The Georgia Water Coalition did not rank the 12 items on its list.

“From state leaders deceiving citizens and shortchanging environmental programs in the state budget to powerful corporations using their influence to change state policy at the expense of ordinary citizens, this report is as much about dirty politics as it is dirty water,” Jesse Demonbreun-Chapman, executive director and Riverkeeper with the Coosa River Basin Initiative in Rome, is quoted as saying in the news release issued today.

I was invited to but was not able to participate in the tele-press conference today because of a scheduled medical appointment.

Friends of Barber Creek, of which I am past president, is a member of the Georgia Water coalition.

Amy Lanclos, 1670 Gober Road, in Oconee County, represented the Greater Apalachee River Community in the conference.

12 Items On List

The top 12 list is:

*Altamaha River: Department of Natural Resources Board changes clean water rules to defend polluter. (Jesup/Wayne County)

*Apalachee River: Unnecessary drinking water intake threatens flows, fish and property owners. (Walton, Morgan and Greene counties)

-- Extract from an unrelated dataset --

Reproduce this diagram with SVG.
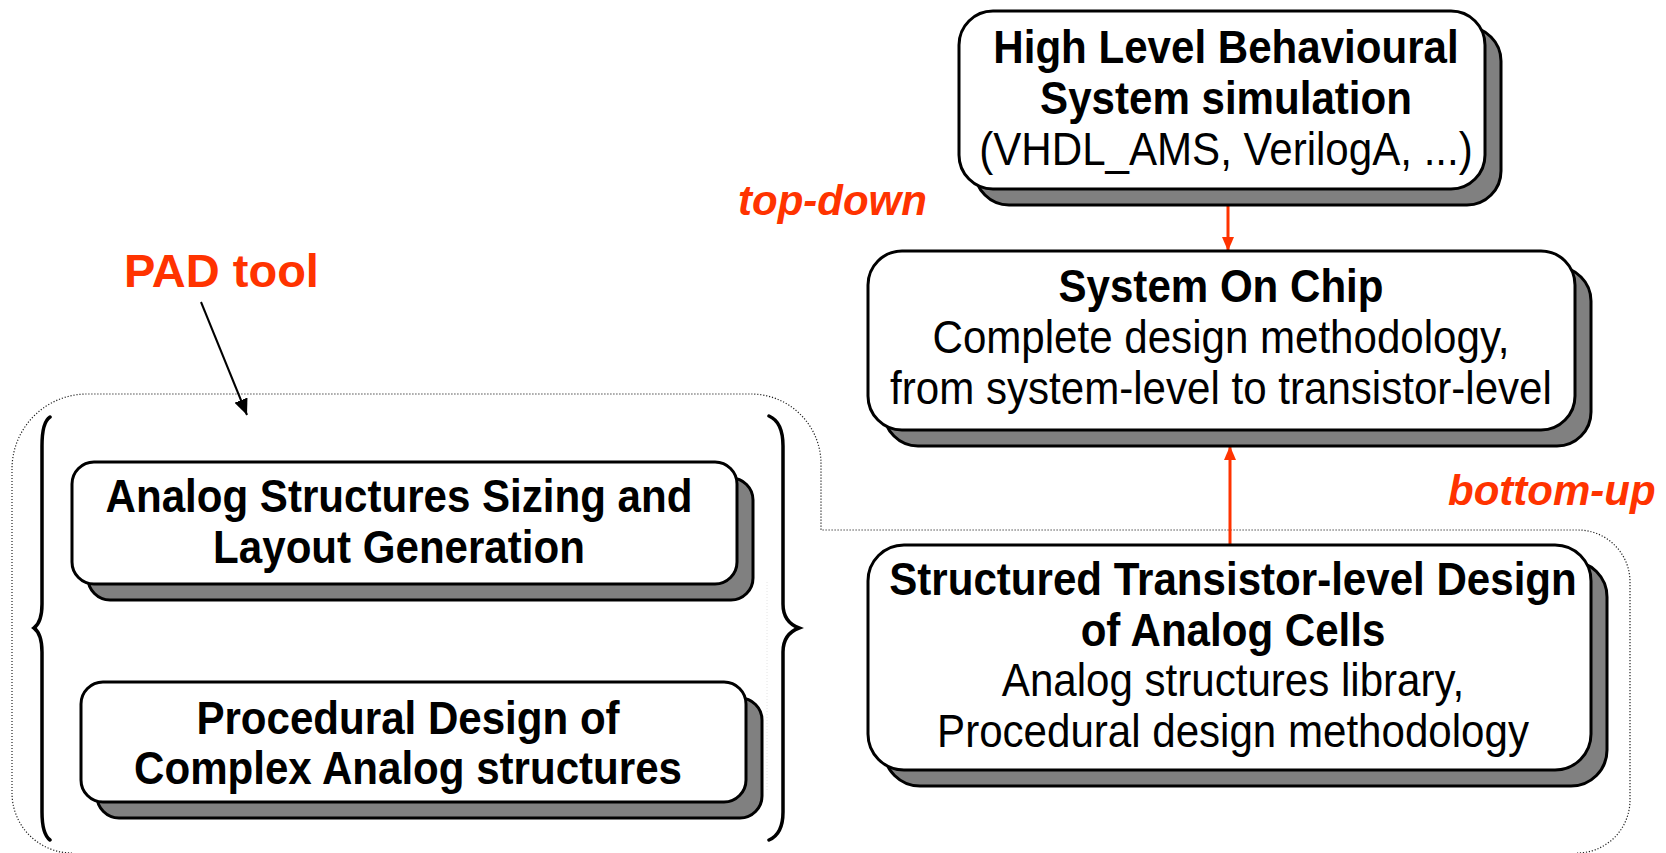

*Cumberland Island: Proposed spaceport threatens premiere barrier islands. (Camden County)

Report Cover

*Georgia’s Coast: Shoreline engineering project for luxury development threatens neighboring beaches and wildlife. (Brunswick, Glynn County)

*Georgia’s Coast: Gov. Nathan Deal’s silence on federal proposal to drill for oil off Georgia’s coast betrays coastal communities. (Chatham, Bryan, Liberty, McIntosh, Glynn and Camden counties)

*Georgia’s Drinking Water: Powerful lobbyists secure loophole inviting out-of-state coal ash to Georgia landfills. (Cherokee, Meriwether, Banks, Taylor, Chatham and Charlton counties)

*Georgia’s Public Health: Legislators divert funds intended for clean community programs. (Statewide)

*Georgia’s Streams and Rivers: Legislators fail to protect vulnerable Georgia streams. (Statewide)

*Georgia’s Streams and Wetlands: Federal assault on Clean Water Act threatens Georgia’s water. (Statewide)

*Ocmulgee River, Lake Juliette and Groundwater: Coal ash pond at Plant Scherer pollutes groundwater, threatens nearby surface water. (Monroe County)

*Flat Creek: Chemical spill kills mountain stream and endangered species; highlights weak state oversight of industrial sites. (Dawsonville/Dawson County)

*Savannah River: Nuclear money pit saddles taxpayers, utility ratepayers with billions. (Waynesboro/Burke County)

3 comments:

Ace 36 said...

We need to stop pollution by not having children. Simple, no people, no pollution.

Jane Bath said...

The Apalachee River is already a low flowing river with weeks and even months so low one can walk across it. Only in heavy rains does it swell but quickly becomes a small river and a muddy one at that.

On an average, if about one fourth of 33 million gallon of the 122 million gallons flow average per day is taken out, there will be little left of a river dividing Oconee and Walton County.

As one noted in this article, the need is not even there. Instead Oconee County will relinquish a beautiful but struggling river to the money interest for surrounding areas to their benefit at the expense and health of our own rivers which can never be reclaimed once this intake is built.

Zippity said...

It makes no sense to waste taxpayer money on a project that may never be needed. Silly!